Did the angel tell them they should expect to see Jesus on the way or later that day? What did he tell the two Marys in regard to His disciples seeing Him? See Mat 28:7, Mar 16:7. Was the instruction for His disciples to meet up with Jesus in Galilee after His resurrection totally random and out of the blue? See Mat 26:32, 28:16. Later when these same women met Jesus Himself, what did He specifically command them in this same regard? See Mat 28:10. Although Luke and John note that Jesus appeared to Peter and then the other disciples later that day and again a week later, and then at the Sea of Galilee, Matthew omits these appearances and instead emphasizes as most important His appearance in Galilee at a designated mountain; why is that, and is there any other reference in Scripture to what he considered that all important appearance? See 1Co 15:5-8 and think: a Jesus appearance to one person can easily be dismissed as a hallucination, and to a small group of His closest friends and followers as wishful thinking, but an appearance to over 500 brethren at the same time whose testimonies would have spread among the Jews would be much harder to deny. Consider too that Matthew was writing to a Jewish audience at a time when all of the gospel testimonies we have recorded in Scripture had already spread orally throughout Israel and were then going out to the Gentiles. This caused many of the Jews who were on the fence to harden their hearts and reject it out of animosity, not just against the Gentiles but also against those Jews, like Paul, whom they viewed as fraternizing with them; cf. Act 22:18-22. Under such circumstances, the personal testimonies of a few of Jesus’ closest followers whom they likely didn’t know and were biased against for associating with Gentiles would not have been nearly as persuasive as His appearance to over 500 of their countrymen, some of whom they may very well have known.
What is the last thing Matthew says the angel told the two women? See Mat 28:7. While it is clear from our written account that he had just told them, what is the significance that he specifically stated that they had been told? Think: although real, would their experience with the angel be described primarily as a spiritual or a physical encounter? And although at that instant in time they would have accepted at face value their experience as real, what would their natural inclination be to think after the angel had disappeared and could no longer be found? How difficult would it be to share with others their experience, knowing the ridicule to which it would expose them for such foolishness, and even contempt for promoting false hope to those who were already in the throes of sorrow? See Mar 16:8,11,14, Luk 24:11, Joh 20:2,25 for how those same fears that we ourselves would have in a similar situation were not unfounded. In what way then would the angel’s words, “Behold, I have told you,” have added an element of accountability to their experience to make them feel the need to share it with others even though another part of them would seek to dismiss it as something they had just imagined? What does this teach us about how intimately God knows all of our inner thoughts, and takes them into account in His dealing with us? Although none of Jesus’ followers could immediately grasp what had happened, even in spite of God’s miraculous intervention, do the accounts we have try to spin it any differently?

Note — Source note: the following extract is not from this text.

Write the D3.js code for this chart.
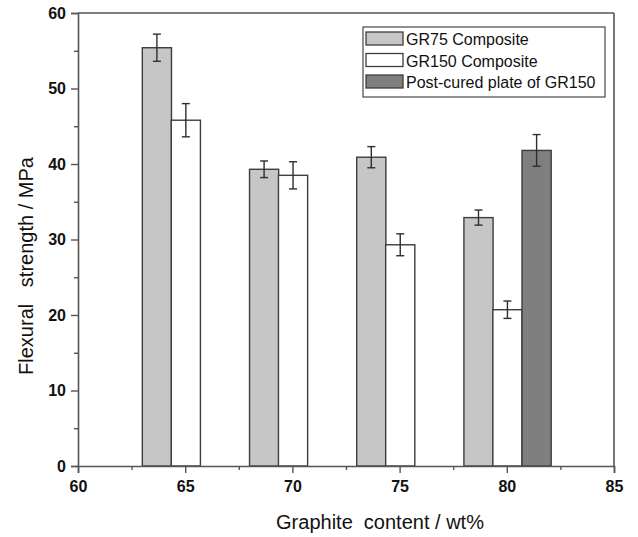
<!DOCTYPE html>
<html>
<head>
<meta charset="utf-8">
<script src="https://cdn.jsdelivr.net/npm/d3@7"></script>
<style>
  body { margin: 0; background: #fff; }
  text { font-family: "Liberation Sans", Arial, sans-serif; }
</style>
</head>
<body>
<div id="chart"></div>
<script>
// data
const groups = [65, 70, 75, 80];
const gr75Values = [55.4, 39.3, 40.9, 32.9];
const gr75Errors = [1.8, 1.1, 1.4, 1.0];
const gr150Values = [45.8, 38.5, 29.3, 20.7];
const gr150Errors = [2.2, 1.8, 1.45, 1.15];
const postCuredGroup = 80;
const postCuredValue = 41.8;
const postCuredError = 2.1;
const seriesNames = ["GR75 Composite", "GR150 Composite", "Post-cured plate of GR150"];
const xTicks = [60, 65, 70, 75, 80, 85];
const yTicks = [0, 10, 20, 30, 40, 50, 60];

// layout
const width = 638, height = 537;
const plotL = 78, plotR = 614, plotT = 13, plotB = 466;
const barW = 1.36;   // in x units
const offsets = [-2.0, -0.65, 0.71];
const fills = ["#c6c6c6", "#ffffff", "#7f7f7f"];
const stroke = "#3d3d3d";

const svg = d3.select("#chart").append("svg")
  .attr("width", width).attr("height", height);

const x = d3.scaleLinear().domain([60, 85]).range([plotL, plotR]);
const y = d3.scaleLinear().domain([0, 60]).range([plotB, plotT]);

// build bar rows
const bars = [];
groups.forEach((g, i) => {
  bars.push({ s: 0, x0: g + offsets[0], v: gr75Values[i], e: gr75Errors[i] });
  bars.push({ s: 1, x0: g + offsets[1], v: gr150Values[i], e: gr150Errors[i] });
});
bars.push({ s: 2, x0: postCuredGroup + offsets[2], v: postCuredValue, e: postCuredError });

svg.selectAll(".bar").data(bars).enter().append("rect")
  .attr("class", "bar")
  .attr("x", d => x(d.x0))
  .attr("width", d => x(d.x0 + barW) - x(d.x0))
  .attr("y", d => y(d.v))
  .attr("height", d => y(0) - y(d.v))
  .attr("fill", d => fills[d.s])
  .attr("stroke", stroke)
  .attr("stroke-width", 1.4);

// error bars
const eb = svg.selectAll(".err").data(bars).enter().append("g")
  .attr("class", "err")
  .attr("stroke", "#2e2e2e").attr("stroke-width", 1.4);
const cx = d => x(d.x0 + barW / 2);
eb.append("line")
  .attr("x1", cx).attr("x2", cx)
  .attr("y1", d => y(d.v + d.e)).attr("y2", d => y(d.v - d.e));
eb.append("line")
  .attr("x1", d => cx(d) - 4).attr("x2", d => cx(d) + 4)
  .attr("y1", d => y(d.v + d.e)).attr("y2", d => y(d.v + d.e));
eb.append("line")
  .attr("x1", d => cx(d) - 4).attr("x2", d => cx(d) + 4)
  .attr("y1", d => y(d.v - d.e)).attr("y2", d => y(d.v - d.e));

// axes
const xAxis = svg.append("g")
  .attr("transform", `translate(0,${plotB})`)
  .call(d3.axisBottom(x).tickValues(xTicks).tickSize(7).tickPadding(5).tickFormat(d3.format("d")));
svg.append("g")
  .attr("transform", `translate(0,${plotB})`)
  .call(d3.axisBottom(x).tickValues([62.5, 67.5, 72.5, 77.5, 82.5]).tickSize(4).tickFormat(""))
  .call(g => g.select(".domain").remove());

const yAxis = svg.append("g")
  .attr("transform", `translate(${plotL},0)`)
  .call(d3.axisLeft(y).tickValues(yTicks).tickSize(7).tickPadding(5));
svg.append("g")
  .attr("transform", `translate(${plotL},0)`)
  .call(d3.axisLeft(y).tickValues([5, 15, 25, 35, 45, 55]).tickSize(4).tickFormat(""))
  .call(g => g.select(".domain").remove());

svg.selectAll(".tick line").attr("stroke", "#555").attr("stroke-width", 1.4);
svg.selectAll(".domain").attr("stroke", "#555").attr("stroke-width", 1.6);
svg.selectAll(".tick text")
  .style("font-size", "16px").style("font-weight", "bold").attr("fill", "#111");
xAxis.selectAll(".tick text").attr("dy", "0.85em");

// frame top and right
svg.append("line").attr("x1", plotL).attr("x2", plotR).attr("y1", plotT).attr("y2", plotT)
  .attr("stroke", "#555").attr("stroke-width", 1.6);
svg.append("line").attr("x1", plotR).attr("x2", plotR).attr("y1", plotT).attr("y2", plotB)
  .attr("stroke", "#555").attr("stroke-width", 1.6);

// axis titles
svg.append("text")
  .attr("x", 380).attr("y", 529)
  .attr("text-anchor", "middle")
  .style("font-size", "20px").attr("fill", "#111")
  .attr("xml:space", "preserve")
  .text("Graphite  content / wt%");
svg.append("text")
  .attr("transform", "translate(33,266) rotate(-90)")
  .attr("text-anchor", "middle")
  .style("font-size", "20px").attr("fill", "#111")
  .attr("xml:space", "preserve")
  .text("Flexural   strength / MPa");

// legend
const lg = svg.append("g").attr("transform", "translate(363,27)");
lg.append("rect").attr("width", 242).attr("height", 70)
  .attr("fill", "#fff").attr("stroke", "#555").attr("stroke-width", 1.3);
seriesNames.forEach((name, i) => {
  const row = lg.append("g").attr("transform", `translate(3,${5 + i * 21.5})`);
  row.append("rect").attr("width", 37).attr("height", 13)
    .attr("fill", fills[i]).attr("stroke", stroke).attr("stroke-width", 1.3);
  row.append("text").attr("x", 40).attr("y", 13)
    .style("font-size", "16px").attr("fill", "#111")
    .text(name);
});
</script>
</body>
</html>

How does this help us to understand how truly honest the gospel accounts are in faithfully recording exactly what happened, so that rather than conflicting accounts that cannot be reconciled to be believed, in fact their faithful witness to “just the facts” as Jesus’ followers experienced them provide a powerful witness that their eyewitness testimony of the resurrection is true? What does this teach us about the importance of such simple honesty in sharing “just the facts”, not just in our own gospel witness about what the Lord has done for us, but in all the things we say and do in life? Does God need for us to understand everything clearly before He can use us, or does all He need is a willing witness to share from a good and honest heart?